— START —
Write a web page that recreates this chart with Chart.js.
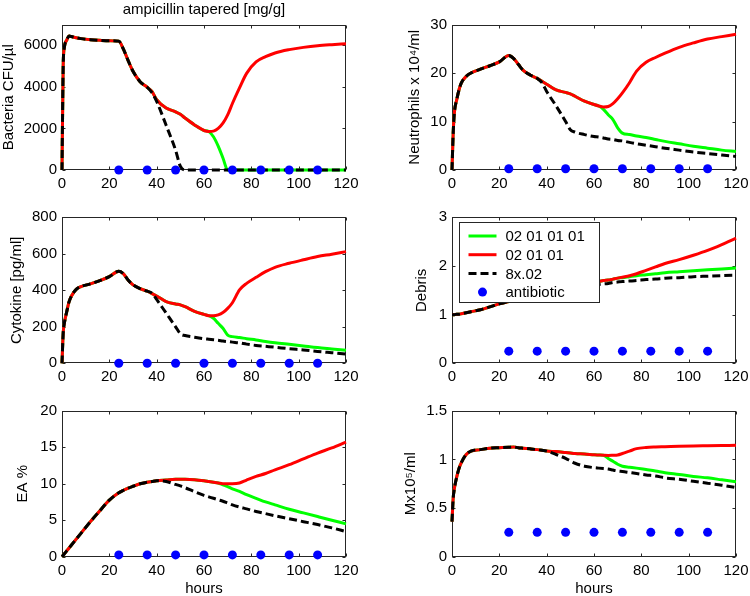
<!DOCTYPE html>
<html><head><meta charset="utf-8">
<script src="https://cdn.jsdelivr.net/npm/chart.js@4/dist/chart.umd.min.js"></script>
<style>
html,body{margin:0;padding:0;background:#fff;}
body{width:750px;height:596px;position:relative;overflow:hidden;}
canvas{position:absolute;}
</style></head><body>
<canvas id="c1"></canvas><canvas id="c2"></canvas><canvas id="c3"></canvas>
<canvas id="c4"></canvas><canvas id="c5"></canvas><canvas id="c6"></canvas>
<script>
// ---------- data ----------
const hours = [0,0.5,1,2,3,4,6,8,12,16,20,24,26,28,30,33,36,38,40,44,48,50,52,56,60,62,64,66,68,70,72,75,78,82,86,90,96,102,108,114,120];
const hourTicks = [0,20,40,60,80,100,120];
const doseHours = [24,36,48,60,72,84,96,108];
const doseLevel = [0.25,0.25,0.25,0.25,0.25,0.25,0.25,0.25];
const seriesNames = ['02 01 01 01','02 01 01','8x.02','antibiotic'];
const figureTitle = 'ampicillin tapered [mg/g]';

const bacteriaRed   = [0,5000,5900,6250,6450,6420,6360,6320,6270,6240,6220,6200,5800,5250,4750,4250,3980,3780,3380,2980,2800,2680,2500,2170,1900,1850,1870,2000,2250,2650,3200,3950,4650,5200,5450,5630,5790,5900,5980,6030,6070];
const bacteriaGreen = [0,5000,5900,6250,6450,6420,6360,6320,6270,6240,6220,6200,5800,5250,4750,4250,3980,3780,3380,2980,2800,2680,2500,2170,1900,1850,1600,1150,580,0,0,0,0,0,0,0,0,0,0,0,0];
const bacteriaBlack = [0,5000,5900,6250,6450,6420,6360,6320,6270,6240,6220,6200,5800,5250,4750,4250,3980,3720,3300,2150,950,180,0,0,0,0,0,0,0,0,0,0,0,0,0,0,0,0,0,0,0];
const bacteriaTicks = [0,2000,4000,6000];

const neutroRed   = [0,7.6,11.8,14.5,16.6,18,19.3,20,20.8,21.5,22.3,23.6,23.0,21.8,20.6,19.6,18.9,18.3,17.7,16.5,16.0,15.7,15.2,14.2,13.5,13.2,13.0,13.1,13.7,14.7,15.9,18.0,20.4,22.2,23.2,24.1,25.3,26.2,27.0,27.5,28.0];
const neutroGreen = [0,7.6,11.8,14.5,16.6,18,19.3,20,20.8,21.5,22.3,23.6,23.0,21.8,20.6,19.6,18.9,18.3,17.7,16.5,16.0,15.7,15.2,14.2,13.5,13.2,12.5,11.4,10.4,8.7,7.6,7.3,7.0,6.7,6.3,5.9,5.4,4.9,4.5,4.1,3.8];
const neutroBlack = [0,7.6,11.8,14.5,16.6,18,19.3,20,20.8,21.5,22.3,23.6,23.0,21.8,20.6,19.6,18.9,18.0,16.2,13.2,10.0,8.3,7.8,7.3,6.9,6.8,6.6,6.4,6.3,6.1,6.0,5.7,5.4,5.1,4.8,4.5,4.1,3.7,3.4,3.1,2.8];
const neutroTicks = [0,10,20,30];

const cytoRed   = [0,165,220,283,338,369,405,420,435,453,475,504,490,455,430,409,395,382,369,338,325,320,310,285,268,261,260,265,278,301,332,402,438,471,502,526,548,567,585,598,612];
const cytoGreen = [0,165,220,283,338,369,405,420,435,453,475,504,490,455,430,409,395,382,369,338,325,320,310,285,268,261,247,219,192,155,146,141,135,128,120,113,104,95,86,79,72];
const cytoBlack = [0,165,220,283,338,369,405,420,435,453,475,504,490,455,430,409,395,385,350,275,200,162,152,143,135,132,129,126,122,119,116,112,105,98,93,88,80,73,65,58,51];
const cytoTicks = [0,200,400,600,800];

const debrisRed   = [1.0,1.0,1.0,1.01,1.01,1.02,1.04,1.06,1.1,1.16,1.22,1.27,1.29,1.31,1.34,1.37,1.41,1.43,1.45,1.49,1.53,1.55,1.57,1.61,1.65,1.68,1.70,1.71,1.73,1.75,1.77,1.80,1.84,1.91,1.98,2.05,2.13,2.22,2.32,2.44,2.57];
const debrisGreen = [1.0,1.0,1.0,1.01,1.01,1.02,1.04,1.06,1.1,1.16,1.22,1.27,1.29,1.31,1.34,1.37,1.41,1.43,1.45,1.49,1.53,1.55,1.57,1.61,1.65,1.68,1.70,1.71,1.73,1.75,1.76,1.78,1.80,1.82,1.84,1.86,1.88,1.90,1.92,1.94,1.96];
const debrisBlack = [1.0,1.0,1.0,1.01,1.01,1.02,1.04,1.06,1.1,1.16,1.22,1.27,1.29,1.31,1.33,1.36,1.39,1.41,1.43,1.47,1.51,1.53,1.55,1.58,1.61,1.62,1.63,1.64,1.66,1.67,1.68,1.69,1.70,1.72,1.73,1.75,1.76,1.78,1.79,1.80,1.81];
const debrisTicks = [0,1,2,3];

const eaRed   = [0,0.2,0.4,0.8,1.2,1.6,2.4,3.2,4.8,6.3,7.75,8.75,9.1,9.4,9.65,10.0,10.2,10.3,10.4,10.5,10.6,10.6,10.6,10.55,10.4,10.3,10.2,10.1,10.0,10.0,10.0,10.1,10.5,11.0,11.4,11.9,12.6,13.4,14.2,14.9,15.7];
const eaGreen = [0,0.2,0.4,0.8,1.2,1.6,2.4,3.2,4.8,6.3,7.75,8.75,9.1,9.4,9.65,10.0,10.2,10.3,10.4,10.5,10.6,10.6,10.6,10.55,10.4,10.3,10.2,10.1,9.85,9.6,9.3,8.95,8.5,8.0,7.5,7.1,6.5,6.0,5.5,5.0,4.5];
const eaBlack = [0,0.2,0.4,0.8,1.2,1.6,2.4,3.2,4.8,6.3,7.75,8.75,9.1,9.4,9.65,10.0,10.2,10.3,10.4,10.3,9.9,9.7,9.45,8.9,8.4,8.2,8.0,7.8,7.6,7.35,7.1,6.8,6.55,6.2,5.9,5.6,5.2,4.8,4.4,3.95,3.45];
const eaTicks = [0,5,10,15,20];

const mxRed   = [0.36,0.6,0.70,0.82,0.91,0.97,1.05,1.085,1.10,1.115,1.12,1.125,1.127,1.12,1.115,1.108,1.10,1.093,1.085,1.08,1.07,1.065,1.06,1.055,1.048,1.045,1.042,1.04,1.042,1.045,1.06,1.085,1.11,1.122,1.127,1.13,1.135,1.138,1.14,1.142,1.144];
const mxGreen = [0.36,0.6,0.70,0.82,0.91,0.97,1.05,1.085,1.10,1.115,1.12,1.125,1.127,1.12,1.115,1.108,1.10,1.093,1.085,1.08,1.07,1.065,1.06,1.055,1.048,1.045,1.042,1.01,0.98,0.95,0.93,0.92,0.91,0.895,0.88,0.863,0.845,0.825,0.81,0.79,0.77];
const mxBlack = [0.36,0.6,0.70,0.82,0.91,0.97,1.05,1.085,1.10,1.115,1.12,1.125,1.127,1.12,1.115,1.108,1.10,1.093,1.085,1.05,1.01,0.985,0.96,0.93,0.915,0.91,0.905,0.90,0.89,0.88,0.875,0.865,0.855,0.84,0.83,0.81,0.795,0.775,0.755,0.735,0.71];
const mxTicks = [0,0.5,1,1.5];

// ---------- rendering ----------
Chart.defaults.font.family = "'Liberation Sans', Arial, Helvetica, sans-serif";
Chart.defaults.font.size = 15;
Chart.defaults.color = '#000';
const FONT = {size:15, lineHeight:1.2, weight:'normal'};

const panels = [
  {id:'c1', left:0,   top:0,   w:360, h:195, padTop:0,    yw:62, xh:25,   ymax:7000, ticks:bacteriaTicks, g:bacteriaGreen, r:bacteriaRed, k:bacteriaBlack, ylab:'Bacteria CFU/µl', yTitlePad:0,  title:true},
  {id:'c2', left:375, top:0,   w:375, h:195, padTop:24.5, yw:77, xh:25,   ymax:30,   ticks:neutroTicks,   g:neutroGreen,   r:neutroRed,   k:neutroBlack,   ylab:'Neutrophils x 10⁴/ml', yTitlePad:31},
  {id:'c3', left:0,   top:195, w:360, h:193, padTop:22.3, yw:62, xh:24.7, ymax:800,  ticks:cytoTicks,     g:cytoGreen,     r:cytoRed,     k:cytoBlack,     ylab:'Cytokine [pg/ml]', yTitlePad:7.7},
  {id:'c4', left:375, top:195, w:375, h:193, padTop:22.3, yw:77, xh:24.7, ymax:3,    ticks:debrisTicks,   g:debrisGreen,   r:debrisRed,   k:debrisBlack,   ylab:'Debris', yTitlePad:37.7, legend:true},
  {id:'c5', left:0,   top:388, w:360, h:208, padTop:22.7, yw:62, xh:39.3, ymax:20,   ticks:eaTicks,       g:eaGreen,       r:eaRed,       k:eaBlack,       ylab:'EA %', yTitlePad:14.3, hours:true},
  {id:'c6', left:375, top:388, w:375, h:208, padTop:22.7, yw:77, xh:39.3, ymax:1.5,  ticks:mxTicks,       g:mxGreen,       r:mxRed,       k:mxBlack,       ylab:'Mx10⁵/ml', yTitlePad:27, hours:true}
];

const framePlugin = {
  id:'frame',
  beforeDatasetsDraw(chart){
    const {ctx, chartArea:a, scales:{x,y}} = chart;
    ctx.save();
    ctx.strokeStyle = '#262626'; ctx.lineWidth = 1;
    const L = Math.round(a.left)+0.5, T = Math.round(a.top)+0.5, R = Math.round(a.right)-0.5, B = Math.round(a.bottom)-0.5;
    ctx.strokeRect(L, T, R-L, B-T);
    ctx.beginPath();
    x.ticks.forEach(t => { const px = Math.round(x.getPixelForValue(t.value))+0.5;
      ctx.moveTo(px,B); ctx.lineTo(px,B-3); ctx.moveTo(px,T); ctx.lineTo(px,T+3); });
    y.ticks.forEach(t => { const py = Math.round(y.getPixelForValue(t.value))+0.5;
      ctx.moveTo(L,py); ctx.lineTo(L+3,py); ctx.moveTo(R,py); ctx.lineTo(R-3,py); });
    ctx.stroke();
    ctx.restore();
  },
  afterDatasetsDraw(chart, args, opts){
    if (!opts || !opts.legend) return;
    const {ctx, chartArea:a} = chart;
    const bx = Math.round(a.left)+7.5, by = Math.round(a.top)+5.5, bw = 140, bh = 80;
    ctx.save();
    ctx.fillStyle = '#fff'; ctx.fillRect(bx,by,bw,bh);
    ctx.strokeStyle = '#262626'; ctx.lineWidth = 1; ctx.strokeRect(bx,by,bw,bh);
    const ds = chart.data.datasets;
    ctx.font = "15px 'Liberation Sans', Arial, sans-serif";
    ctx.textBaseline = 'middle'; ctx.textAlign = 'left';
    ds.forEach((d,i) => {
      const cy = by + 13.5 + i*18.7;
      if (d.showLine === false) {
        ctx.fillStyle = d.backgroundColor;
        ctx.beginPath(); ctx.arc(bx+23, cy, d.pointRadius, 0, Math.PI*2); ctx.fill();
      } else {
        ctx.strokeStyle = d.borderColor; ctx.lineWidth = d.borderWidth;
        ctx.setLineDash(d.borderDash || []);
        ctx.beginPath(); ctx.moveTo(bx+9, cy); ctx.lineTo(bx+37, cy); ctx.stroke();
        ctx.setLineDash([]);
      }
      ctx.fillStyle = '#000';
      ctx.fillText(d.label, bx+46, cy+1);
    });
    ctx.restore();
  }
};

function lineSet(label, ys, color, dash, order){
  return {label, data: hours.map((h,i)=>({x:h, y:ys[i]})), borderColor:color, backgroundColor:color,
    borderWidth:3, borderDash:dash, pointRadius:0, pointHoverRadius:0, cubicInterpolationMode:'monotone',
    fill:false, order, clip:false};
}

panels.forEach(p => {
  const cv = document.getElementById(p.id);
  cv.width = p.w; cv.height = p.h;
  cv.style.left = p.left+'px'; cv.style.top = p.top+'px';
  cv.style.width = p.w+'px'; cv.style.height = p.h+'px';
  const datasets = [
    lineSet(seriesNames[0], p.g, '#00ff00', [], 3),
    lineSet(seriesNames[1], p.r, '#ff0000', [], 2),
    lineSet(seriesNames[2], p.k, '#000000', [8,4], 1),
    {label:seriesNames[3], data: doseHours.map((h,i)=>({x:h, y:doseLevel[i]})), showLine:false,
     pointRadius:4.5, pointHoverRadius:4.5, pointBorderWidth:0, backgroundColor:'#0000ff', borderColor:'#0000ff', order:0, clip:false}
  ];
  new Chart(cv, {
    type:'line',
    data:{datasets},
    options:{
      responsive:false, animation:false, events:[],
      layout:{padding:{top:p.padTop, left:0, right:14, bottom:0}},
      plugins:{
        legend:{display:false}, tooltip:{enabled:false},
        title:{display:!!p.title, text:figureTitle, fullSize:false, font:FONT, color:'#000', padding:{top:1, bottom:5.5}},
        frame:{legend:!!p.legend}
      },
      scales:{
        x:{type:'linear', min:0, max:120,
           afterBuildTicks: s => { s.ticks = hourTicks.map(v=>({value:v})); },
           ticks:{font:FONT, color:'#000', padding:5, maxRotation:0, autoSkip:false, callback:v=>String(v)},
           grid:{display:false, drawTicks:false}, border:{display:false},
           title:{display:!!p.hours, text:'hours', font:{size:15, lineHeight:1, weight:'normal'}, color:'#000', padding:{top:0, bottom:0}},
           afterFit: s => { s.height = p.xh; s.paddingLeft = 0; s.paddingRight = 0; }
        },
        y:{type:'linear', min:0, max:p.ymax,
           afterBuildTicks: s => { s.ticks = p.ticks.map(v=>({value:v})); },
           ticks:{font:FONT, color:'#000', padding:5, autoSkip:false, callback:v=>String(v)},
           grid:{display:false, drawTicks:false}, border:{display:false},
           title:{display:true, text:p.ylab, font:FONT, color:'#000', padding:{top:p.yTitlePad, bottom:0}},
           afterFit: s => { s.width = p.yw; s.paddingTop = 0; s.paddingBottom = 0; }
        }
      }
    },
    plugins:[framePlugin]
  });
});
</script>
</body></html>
— END —
— START —
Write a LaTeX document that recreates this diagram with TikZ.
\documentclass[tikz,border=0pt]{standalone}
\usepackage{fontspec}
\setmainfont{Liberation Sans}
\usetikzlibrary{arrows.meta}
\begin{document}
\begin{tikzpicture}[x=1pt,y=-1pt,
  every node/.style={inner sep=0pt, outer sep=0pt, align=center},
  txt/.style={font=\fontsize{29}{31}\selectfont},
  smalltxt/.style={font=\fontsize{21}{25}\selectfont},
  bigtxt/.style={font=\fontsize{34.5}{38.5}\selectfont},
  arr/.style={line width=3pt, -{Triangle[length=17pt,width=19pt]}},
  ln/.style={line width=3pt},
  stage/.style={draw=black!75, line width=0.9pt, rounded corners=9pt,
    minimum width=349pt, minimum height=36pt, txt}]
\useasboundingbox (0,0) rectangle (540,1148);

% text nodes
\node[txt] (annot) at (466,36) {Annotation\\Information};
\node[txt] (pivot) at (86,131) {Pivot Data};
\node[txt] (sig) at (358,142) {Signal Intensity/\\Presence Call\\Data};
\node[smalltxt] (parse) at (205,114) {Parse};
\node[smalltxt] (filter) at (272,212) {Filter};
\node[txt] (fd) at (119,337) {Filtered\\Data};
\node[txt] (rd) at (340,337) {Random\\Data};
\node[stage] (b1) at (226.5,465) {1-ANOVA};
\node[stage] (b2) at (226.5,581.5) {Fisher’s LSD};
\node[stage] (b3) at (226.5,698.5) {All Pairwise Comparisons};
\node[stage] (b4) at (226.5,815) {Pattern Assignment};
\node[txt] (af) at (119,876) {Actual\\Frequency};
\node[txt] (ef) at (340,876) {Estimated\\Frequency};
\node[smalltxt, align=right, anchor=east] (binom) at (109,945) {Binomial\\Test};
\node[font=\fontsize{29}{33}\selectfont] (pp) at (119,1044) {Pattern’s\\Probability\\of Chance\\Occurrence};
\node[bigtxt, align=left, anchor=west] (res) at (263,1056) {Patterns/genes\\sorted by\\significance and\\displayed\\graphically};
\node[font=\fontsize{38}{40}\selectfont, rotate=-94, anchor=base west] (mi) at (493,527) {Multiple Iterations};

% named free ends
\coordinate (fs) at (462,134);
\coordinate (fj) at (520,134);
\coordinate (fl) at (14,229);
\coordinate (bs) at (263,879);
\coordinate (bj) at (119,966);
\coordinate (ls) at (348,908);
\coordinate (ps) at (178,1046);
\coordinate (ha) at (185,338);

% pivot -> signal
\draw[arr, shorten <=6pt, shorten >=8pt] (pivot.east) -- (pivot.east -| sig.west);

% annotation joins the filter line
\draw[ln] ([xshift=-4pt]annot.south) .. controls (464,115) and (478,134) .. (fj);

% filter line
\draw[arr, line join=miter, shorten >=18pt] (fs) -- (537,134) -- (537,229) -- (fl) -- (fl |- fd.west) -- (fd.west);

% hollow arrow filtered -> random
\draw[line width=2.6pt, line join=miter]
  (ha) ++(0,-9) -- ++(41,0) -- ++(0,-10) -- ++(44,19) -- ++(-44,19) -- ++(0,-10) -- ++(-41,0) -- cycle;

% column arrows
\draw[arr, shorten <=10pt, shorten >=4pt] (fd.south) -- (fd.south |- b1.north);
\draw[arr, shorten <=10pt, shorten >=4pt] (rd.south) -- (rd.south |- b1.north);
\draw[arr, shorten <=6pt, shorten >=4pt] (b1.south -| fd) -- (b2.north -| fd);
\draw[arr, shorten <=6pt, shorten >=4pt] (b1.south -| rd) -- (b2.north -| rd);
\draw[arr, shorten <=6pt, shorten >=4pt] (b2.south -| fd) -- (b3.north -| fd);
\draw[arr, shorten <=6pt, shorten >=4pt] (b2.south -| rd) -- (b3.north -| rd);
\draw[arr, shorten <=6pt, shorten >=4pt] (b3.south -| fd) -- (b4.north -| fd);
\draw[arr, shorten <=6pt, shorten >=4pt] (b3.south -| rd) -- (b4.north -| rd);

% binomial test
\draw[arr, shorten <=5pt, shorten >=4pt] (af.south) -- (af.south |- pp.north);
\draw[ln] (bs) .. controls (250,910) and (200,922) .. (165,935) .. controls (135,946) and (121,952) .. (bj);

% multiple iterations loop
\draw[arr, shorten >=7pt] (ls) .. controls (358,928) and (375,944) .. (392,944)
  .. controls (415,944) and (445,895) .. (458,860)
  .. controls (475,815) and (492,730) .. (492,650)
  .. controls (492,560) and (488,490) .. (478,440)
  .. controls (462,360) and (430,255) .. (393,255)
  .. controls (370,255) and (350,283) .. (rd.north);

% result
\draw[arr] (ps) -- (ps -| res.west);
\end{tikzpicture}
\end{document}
— END —
Prompt – Exactly as they stand, quote the lines beginning with the one that contains "Write a web" and ending with the one that contains "const bacteriaTicks = [0,2000,4000,6000];", with no pictures.

Full response –
Write a web page that recreates this chart with Chart.js.
<!DOCTYPE html>
<html><head><meta charset="utf-8">
<script src="https://cdn.jsdelivr.net/npm/chart.js@4/dist/chart.umd.min.js"></script>
<style>
html,body{margin:0;padding:0;background:#fff;}
body{width:750px;height:596px;position:relative;overflow:hidden;}
canvas{position:absolute;}
</style></head><body>
<canvas id="c1"></canvas><canvas id="c2"></canvas><canvas id="c3"></canvas>
<canvas id="c4"></canvas><canvas id="c5"></canvas><canvas id="c6"></canvas>
<script>
// ---------- data ----------
const hours = [0,0.5,1,2,3,4,6,8,12,16,20,24,26,28,30,33,36,38,40,44,48,50,52,56,60,62,64,66,68,70,72,75,78,82,86,90,96,102,108,114,120];
const hourTicks = [0,20,40,60,80,100,120];
const doseHours = [24,36,48,60,72,84,96,108];
const doseLevel = [0.25,0.25,0.25,0.25,0.25,0.25,0.25,0.25];
const seriesNames = ['02 01 01 01','02 01 01','8x.02','antibiotic'];
const figureTitle = 'ampicillin tapered [mg/g]';

const bacteriaRed   = [0,5000,5900,6250,6450,6420,6360,6320,6270,6240,6220,6200,5800,5250,4750,4250,3980,3780,3380,2980,2800,2680,2500,2170,1900,1850,1870,2000,2250,2650,3200,3950,4650,5200,5450,5630,5790,5900,5980,6030,6070];
const bacteriaGreen = [0,5000,5900,6250,6450,6420,6360,6320,6270,6240,6220,6200,5800,5250,4750,4250,3980,3780,3380,2980,2800,2680,2500,2170,1900,1850,1600,1150,580,0,0,0,0,0,0,0,0,0,0,0,0];
const bacteriaBlack = [0,5000,5900,6250,6450,6420,6360,6320,6270,6240,6220,6200,5800,5250,4750,4250,3980,3720,3300,2150,950,180,0,0,0,0,0,0,0,0,0,0,0,0,0,0,0,0,0,0,0];
const bacteriaTicks = [0,2000,4000,6000];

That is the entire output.